With the idle mixture screwed all the way in, is when it idles best and has the least amount of random misfires. It does not die with the screw all the way in. If I start backing the idle mixture screw out, with the engine running by 1 turn out it will start sputtering alot more and will die by 1.5 turns out.

When mixture screw is all the way in if you place your hand over the top of carb when running ( acting like a choke it will sputtering heavily) it also feels like it has good strong vacuum at the top of carb and I've sprayed starting fluid at manifold and carb base make no change. So I think the gaskets are good.

If you mist for 1/2 second starting fluid over the carb when running it will kill it.

This is the second carb iv tried from some big carb online retailer in Florida.

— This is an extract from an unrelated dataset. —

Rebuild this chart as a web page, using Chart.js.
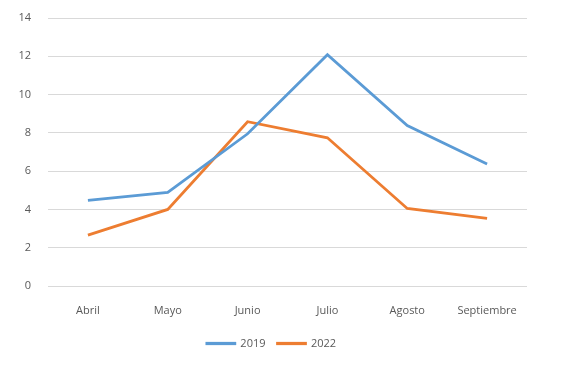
<!DOCTYPE html>
<html>
<head>
<meta charset="utf-8">
<script src="https://cdn.jsdelivr.net/npm/chart.js@4.4.0/dist/chart.umd.min.js"></script>
<style>
  html, body { margin: 0; padding: 0; background: #fff; }
  #wrap { width: 573px; height: 380px; }
</style>
</head>
<body>
<div id="wrap"><canvas id="lineChart" width="573" height="380"></canvas></div>
<script>
// datos
const meses = ["Abril", "Mayo", "Junio", "Julio", "Agosto", "Septiembre"];
const valores2019 = [4.47, 4.89, 7.95, 12.08, 8.38, 6.37];
const valores2022 = [2.66, 4.0, 8.58, 7.74, 4.05, 3.53];
const ticksY = [0, 2, 4, 6, 8, 10, 12, 14];

Chart.defaults.font.family = "'Open Sans', 'Noto Sans', sans-serif";
Chart.defaults.font.size = 11;
Chart.defaults.color = "#595959";

const ctx = document.getElementById("lineChart").getContext("2d");
const lineChart = new Chart(ctx, {
    type: "line",
    data: {
        labels: meses,
        datasets: [
            {
                label: "2019",
                data: valores2019,
                borderColor: "#5B9BD5",
                backgroundColor: "#5B9BD5",
                borderWidth: 2.75,
                pointRadius: 0,
                tension: 0,
            },
            {
                label: "2022",
                data: valores2022,
                borderColor: "#ED7D31",
                backgroundColor: "#ED7D31",
                borderWidth: 2.75,
                pointRadius: 0,
                tension: 0,
            },
        ],
    },
    options: {
        responsive: false,
        animation: false,
        layout: {
            padding: { top: 18, right: 46, left: 16, bottom: 21 },
        },
        plugins: {
            tooltip: { enabled: false },
            legend: {
                position: "bottom",
                labels: {
                    boxWidth: 28,
                    boxHeight: 0.5,
                    padding: 12,
                    font: { size: 11 },
                },
            },
        },
        scales: {
            x: {
                offset: true,
                grid: { display: false, drawTicks: false },
                border: { display: false },
                ticks: { padding: 18, maxRotation: 0 },
                afterFit: (scale) => {
                    scale.height = 40;
                    scale.paddingLeft = 0;
                    scale.paddingRight = 0;
                },
            },
            y: {
                min: 0,
                max: 14,
                afterBuildTicks: (scale) => {
                    scale.ticks = ticksY.map((v) => ({ value: v }));
                },
                grid: { color: "#D9D9D9", drawTicks: false, lineWidth: 1 },
                border: { display: false },
                ticks: { padding: 17 },
                afterFit: (scale) => {
                    scale.width = 32;
                    scale.paddingTop = 0;
                    scale.paddingBottom = 0;
                },
            },
        },
    },
});
</script>
</body>
</html>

Reason I was maybe thinking distribution was because with the timing light it runs better as it's advances it sounds alot better at 12 than 8. Also timing mark does not seem to stay put, with the soightesl movement of diatdistrib like 1/4 to 1/2 inch it looks like the timing advance goes up to and over 16° advance.
 

achris

More fish than mountain goat
Joined
May 19, 2004
Messages
27,468
...Reason I was maybe thinking distribution was because with the timing light it runs better as it's advances it sounds alot better at 12 than 8. ...

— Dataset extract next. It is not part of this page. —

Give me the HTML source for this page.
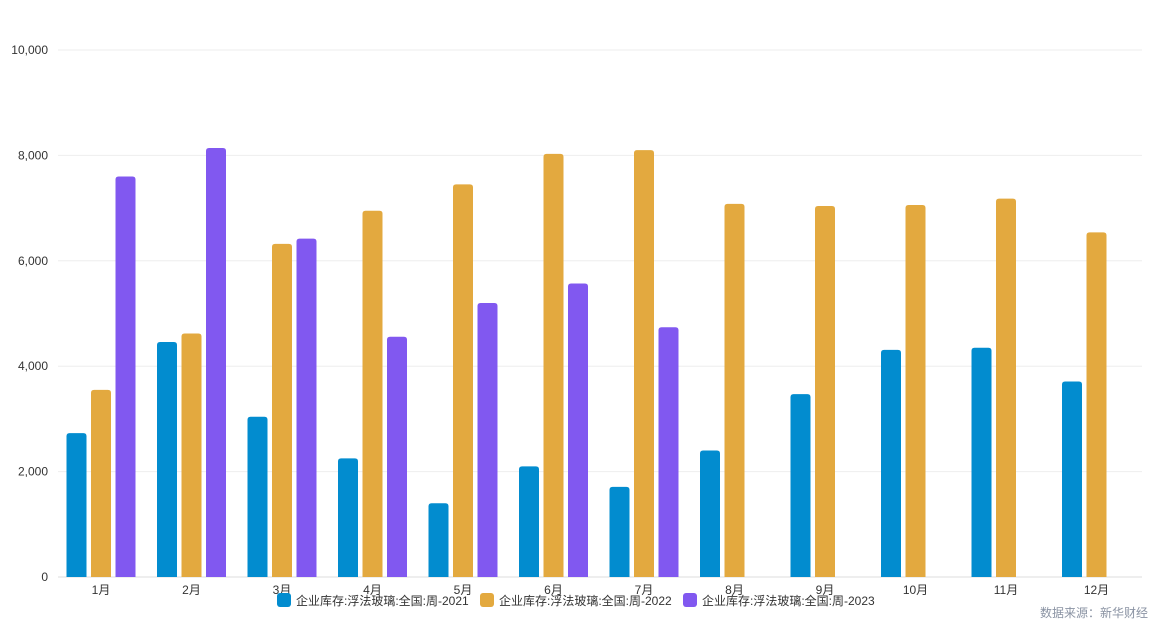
<!DOCTYPE html>
<html><head><meta charset="utf-8"><style>
html,body{margin:0;padding:0;background:#fff;}
svg{display:block;font-family:"Liberation Sans","Noto Sans CJK SC",sans-serif;}
</style></head><body>
<svg id="c" width="1152" height="623" xmlns="http://www.w3.org/2000/svg">
<g id="grid"></g><g id="bars"></g><g id="labels"></g>
<rect x="277" y="593" width="14" height="14" rx="3" fill="#028ccf"/>
<text x="296" y="605" font-size="12" fill="#333">企业库存:浮法玻璃:全国:周-2021</text>
<rect x="480" y="593" width="14" height="14" rx="3" fill="#e3a93f"/>
<text x="499" y="605" font-size="12" fill="#333">企业库存:浮法玻璃:全国:周-2022</text>
<rect x="683" y="593" width="14" height="14" rx="3" fill="#8158f0"/>
<text x="702" y="605" font-size="12" fill="#333">企业库存:浮法玻璃:全国:周-2023</text>
<text x="1148" y="617" font-size="12" fill="#8a93a3" text-anchor="end">数据来源：新华财经</text>
</svg>
<script>
var ns="http://www.w3.org/2000/svg";
function el(p,t,a,txt){var e=document.createElementNS(ns,t);for(var k in a)e.setAttribute(k,a[k]);if(txt)e.textContent=txt;document.getElementById(p).appendChild(e);}
var y0=577,k=0.0527;
for(var i=0;i<=5;i++){var y=y0-i*2000*k;
el("grid","line",{x1:58,x2:1142,y1:y,y2:y,stroke:i==0?"#ddd":"#eee","stroke-width":1});
el("grid","text",{x:48,y:y+4,"font-size":12,fill:"#333","text-anchor":"end"},i==0?"0":(i*2).toString()+",000");}
var d=[[2730,3550,7600],[4460,4620,8140],[3040,6320,6420],[2250,6950,4560],[1400,7450,5200],[2100,8030,5570],[1710,8100,4740],[2400,7080],[3470,7040],[4310,7060],[4350,7180],[3710,6540]];
var col=["#028ccf","#e3a93f","#8158f0"];
for(var c=0;c<12;c++){var cx=101+c*90.5;
el("labels","text",{x:cx,y:594,"font-size":12,fill:"#333","text-anchor":"middle"},(c+1)+"月");
for(var s=0;s<d[c].length;s++){var v=d[c][s],h=v*k,x=cx+(s-1)*24.5-10;
el("bars","path",{d:"M"+x+","+y0+"V"+(y0-h+3)+"Q"+x+","+(y0-h)+" "+(x+3)+","+(y0-h)+"H"+(x+17)+"Q"+(x+20)+","+(y0-h)+" "+(x+20)+","+(y0-h+3)+"V"+y0+"Z",fill:col[s]});}}
</script>
</body></html>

That's normal. As you advance the timing, the engine will feel smoother. Until you load it up at advanced revs, then it'll blow holes in pistons. Set it at 8 BTDC and move on...

Chris......
 

devildogae

Petty Officer 2nd Class
Joined
Jan 14, 2017
Messages
147
I had a "pro" who owned a race shop build my carb. It was very gunky. He cleaned it and reassembled it. I installed it and it ran like poo. I decided to get another rebuild kit and do it myself. Bought a sonic cleaner, filled it with simple green and put the parts in. Used compressed air to blow out small holes, made sure the check balls were out. Sonic cleaner, then water, then compressed air. Kept doing that over and over. I got a ton of crap out of those little holes and small placed where the check balls reside. Put it together, making sure I followed the instructions on setting the float bowl settings and inspecting the operation of the parts, condition of needles. I put back on with new gaskets, dry, and torqued down to specs.

Its the difference between Day and Night. You will always do better doing it yourself, so you know it was done right.